-- START OF Dataset section --

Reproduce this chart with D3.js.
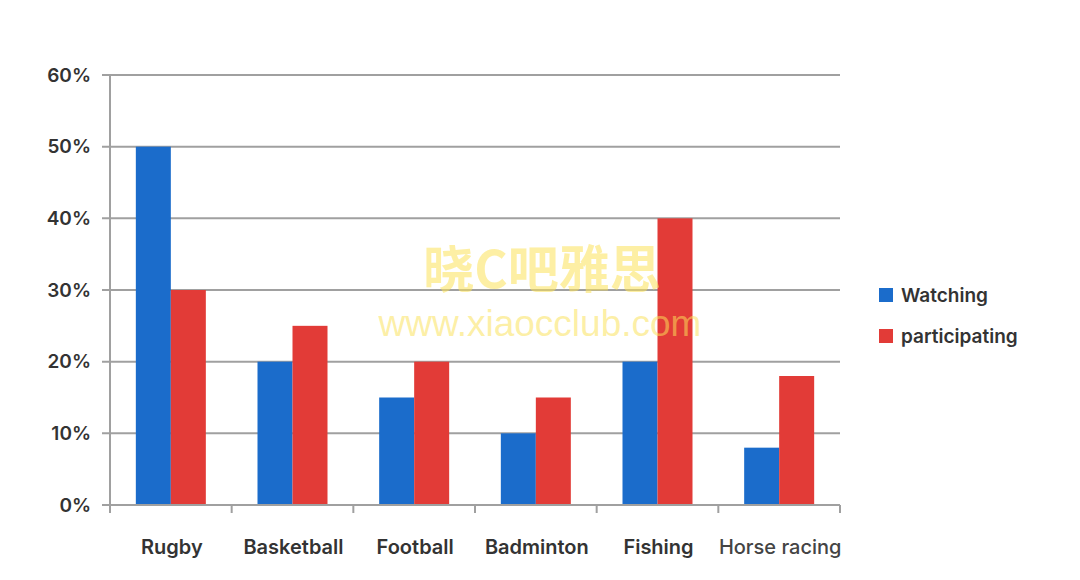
<!DOCTYPE html>
<html><head><meta charset="utf-8">
<script src="https://cdn.jsdelivr.net/npm/d3@7"></script>
<style>body{margin:0;background:#fff}svg{display:block}</style>
</head><body>
<svg id="c" width="1080" height="580"></svg>
<script>
const categories = ["Rugby","Basketball","Football","Badminton","Fishing","Horse racing"];
const watching = [50,20,15,10,20,8];
const participating = [30,25,20,15,40,18];
const yTicks = [0,10,20,30,40,50,60];
const seriesNames = ["Watching","participating"];
const colors = ["#1b6ccb","#e23b37"];

(function(){
const svg = d3.select("#c");
const pL = 110, pR = 840, pT = 75, pB = 505;
const x = d3.scaleBand().domain(categories).range([pL,pR]).paddingInner(0).paddingOuter(0);
const y = d3.scaleLinear().domain([0,60]).range([pB,pT]);
const barW = 35;

svg.append("g").selectAll("line").data(yTicks.filter(d=>d>0)).join("line")
  .attr("x1",102).attr("x2",pR).attr("y1",d=>y(d)).attr("y2",d=>y(d))
  .attr("stroke","#a0a0a0").attr("stroke-width",2);

svg.append("g").selectAll("text").data(yTicks).join("text")
  .attr("x",91).attr("y",d=>y(d)).attr("dy","0.35em").attr("text-anchor","end")
  .attr("font-family","Inter, 'Open Sans', sans-serif").attr("font-weight",600)
  .attr("font-size",19).attr("fill","#333").text(d=>d+"%");

const g = svg.append("g");
categories.forEach((c,i)=>{
  const cx = x(c) + x.bandwidth()/2;
  [watching[i],participating[i]].forEach((v,j)=>{
    g.append("rect").attr("x",cx - barW + j*barW).attr("width",barW)
      .attr("y",y(v)).attr("height",y(0)-y(v)).attr("fill",colors[j]);
  });
});

svg.append("line").attr("x1",pL).attr("x2",pL).attr("y1",pT).attr("y2",pB+8)
  .attr("stroke","#a0a0a0").attr("stroke-width",2);
svg.append("line").attr("x1",102).attr("x2",pR).attr("y1",pB).attr("y2",pB)
  .attr("stroke","#a0a0a0").attr("stroke-width",2);
const bounds = categories.map(c=>x(c)).concat([pR]);
svg.append("g").selectAll("line").data(bounds.slice(1)).join("line")
  .attr("x1",d=>d).attr("x2",d=>d).attr("y1",pB).attr("y2",pB+8)
  .attr("stroke","#a0a0a0").attr("stroke-width",2);

svg.append("g").selectAll("text").data(categories).join("text")
  .attr("x",d=>x(d)+x.bandwidth()/2+1).attr("y",547).attr("dy","0.35em").attr("text-anchor","middle")
  .attr("font-family","Inter, 'Open Sans', sans-serif").attr("font-weight",d=>d==="Horse racing"?500:600)
  .attr("font-size",20).attr("fill",d=>d==="Horse racing"?"#444":"#333").text(d=>d);

const leg = svg.append("g");
seriesNames.forEach((n,i)=>{
  const yy = 295 + i*41;
  leg.append("rect").attr("x",879).attr("y",yy-7).attr("width",14).attr("height",14).attr("fill",colors[i]);
  leg.append("text").attr("x",901).attr("y",yy).attr("dy","0.35em")
    .attr("font-family","Inter, 'Open Sans', sans-serif").attr("font-weight",600)
    .attr("font-size",19).attr("fill","#333").text(n);
});

svg.append("text").attr("x",542).attr("y",270).attr("dy","0.35em").attr("text-anchor","middle")
  .attr("font-family","'Noto Sans CJK SC', sans-serif").attr("font-weight",700)
  .attr("font-size",51).attr("fill","#fbe25a").attr("fill-opacity",0.55).text("晓C吧雅思");
svg.append("text").attr("x",540).attr("y",323).attr("dy","0.35em").attr("text-anchor","middle")
  .attr("font-family","'Liberation Sans', Arial, sans-serif")
  .attr("font-size",37).attr("fill","#fbe25a").attr("fill-opacity",0.55).text("www.xiaocclub.com");
})();
</script>
</body></html>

-- END OF Dataset section --

● **Task goal**
Restate the listing above word for word, and skip the pictures.

● **Result of this exercise**
Reproduce this chart with D3.js.
<!DOCTYPE html>
<html><head><meta charset="utf-8">
<script src="https://cdn.jsdelivr.net/npm/d3@7"></script>
<style>body{margin:0;background:#fff}svg{display:block}</style>
</head><body>
<svg id="c" width="1080" height="580"></svg>
<script>
const categories = ["Rugby","Basketball","Football","Badminton","Fishing","Horse racing"];
const watching = [50,20,15,10,20,8];
const participating = [30,25,20,15,40,18];
const yTicks = [0,10,20,30,40,50,60];
const seriesNames = ["Watching","participating"];
const colors = ["#1b6ccb","#e23b37"];

(function(){
const svg = d3.select("#c");
const pL = 110, pR = 840, pT = 75, pB = 505;
const x = d3.scaleBand().domain(categories).range([pL,pR]).paddingInner(0).paddingOuter(0);
const y = d3.scaleLinear().domain([0,60]).range([pB,pT]);
const barW = 35;

svg.append("g").selectAll("line").data(yTicks.filter(d=>d>0)).join("line")
  .attr("x1",102).attr("x2",pR).attr("y1",d=>y(d)).attr("y2",d=>y(d))
  .attr("stroke","#a0a0a0").attr("stroke-width",2);

svg.append("g").selectAll("text").data(yTicks).join("text")
  .attr("x",91).attr("y",d=>y(d)).attr("dy","0.35em").attr("text-anchor","end")
  .attr("font-family","Inter, 'Open Sans', sans-serif").attr("font-weight",600)
  .attr("font-size",19).attr("fill","#333").text(d=>d+"%");

const g = svg.append("g");
categories.forEach((c,i)=>{
  const cx = x(c) + x.bandwidth()/2;
  [watching[i],participating[i]].forEach((v,j)=>{
    g.append("rect").attr("x",cx - barW + j*barW).attr("width",barW)
      .attr("y",y(v)).attr("height",y(0)-y(v)).attr("fill",colors[j]);
  });
});

svg.append("line").attr("x1",pL).attr("x2",pL).attr("y1",pT).attr("y2",pB+8)
  .attr("stroke","#a0a0a0").attr("stroke-width",2);
svg.append("line").attr("x1",102).attr("x2",pR).attr("y1",pB).attr("y2",pB)
  .attr("stroke","#a0a0a0").attr("stroke-width",2);
const bounds = categories.map(c=>x(c)).concat([pR]);
svg.append("g").selectAll("line").data(bounds.slice(1)).join("line")
  .attr("x1",d=>d).attr("x2",d=>d).attr("y1",pB).attr("y2",pB+8)
  .attr("stroke","#a0a0a0").attr("stroke-width",2);

svg.append("g").selectAll("text").data(categories).join("text")
  .attr("x",d=>x(d)+x.bandwidth()/2+1).attr("y",547).attr("dy","0.35em").attr("text-anchor","middle")
  .attr("font-family","Inter, 'Open Sans', sans-serif").attr("font-weight",d=>d==="Horse racing"?500:600)
  .attr("font-size",20).attr("fill",d=>d==="Horse racing"?"#444":"#333").text(d=>d);

const leg = svg.append("g");
seriesNames.forEach((n,i)=>{
  const yy = 295 + i*41;
  leg.append("rect").attr("x",879).attr("y",yy-7).attr("width",14).attr("height",14).attr("fill",colors[i]);
  leg.append("text").attr("x",901).attr("y",yy).attr("dy","0.35em")
    .attr("font-family","Inter, 'Open Sans', sans-serif").attr("font-weight",600)
    .attr("font-size",19).attr("fill","#333").text(n);
});

svg.append("text").attr("x",542).attr("y",270).attr("dy","0.35em").attr("text-anchor","middle")
  .attr("font-family","'Noto Sans CJK SC', sans-serif").attr("font-weight",700)
  .attr("font-size",51).attr("fill","#fbe25a").attr("fill-opacity",0.55).text("晓C吧雅思");
svg.append("text").attr("x",540).attr("y",323).attr("dy","0.35em").attr("text-anchor","middle")
  .attr("font-family","'Liberation Sans', Arial, sans-serif")
  .attr("font-size",37).attr("fill","#fbe25a").attr("fill-opacity",0.55).text("www.xiaocclub.com");
})();
</script>
</body></html>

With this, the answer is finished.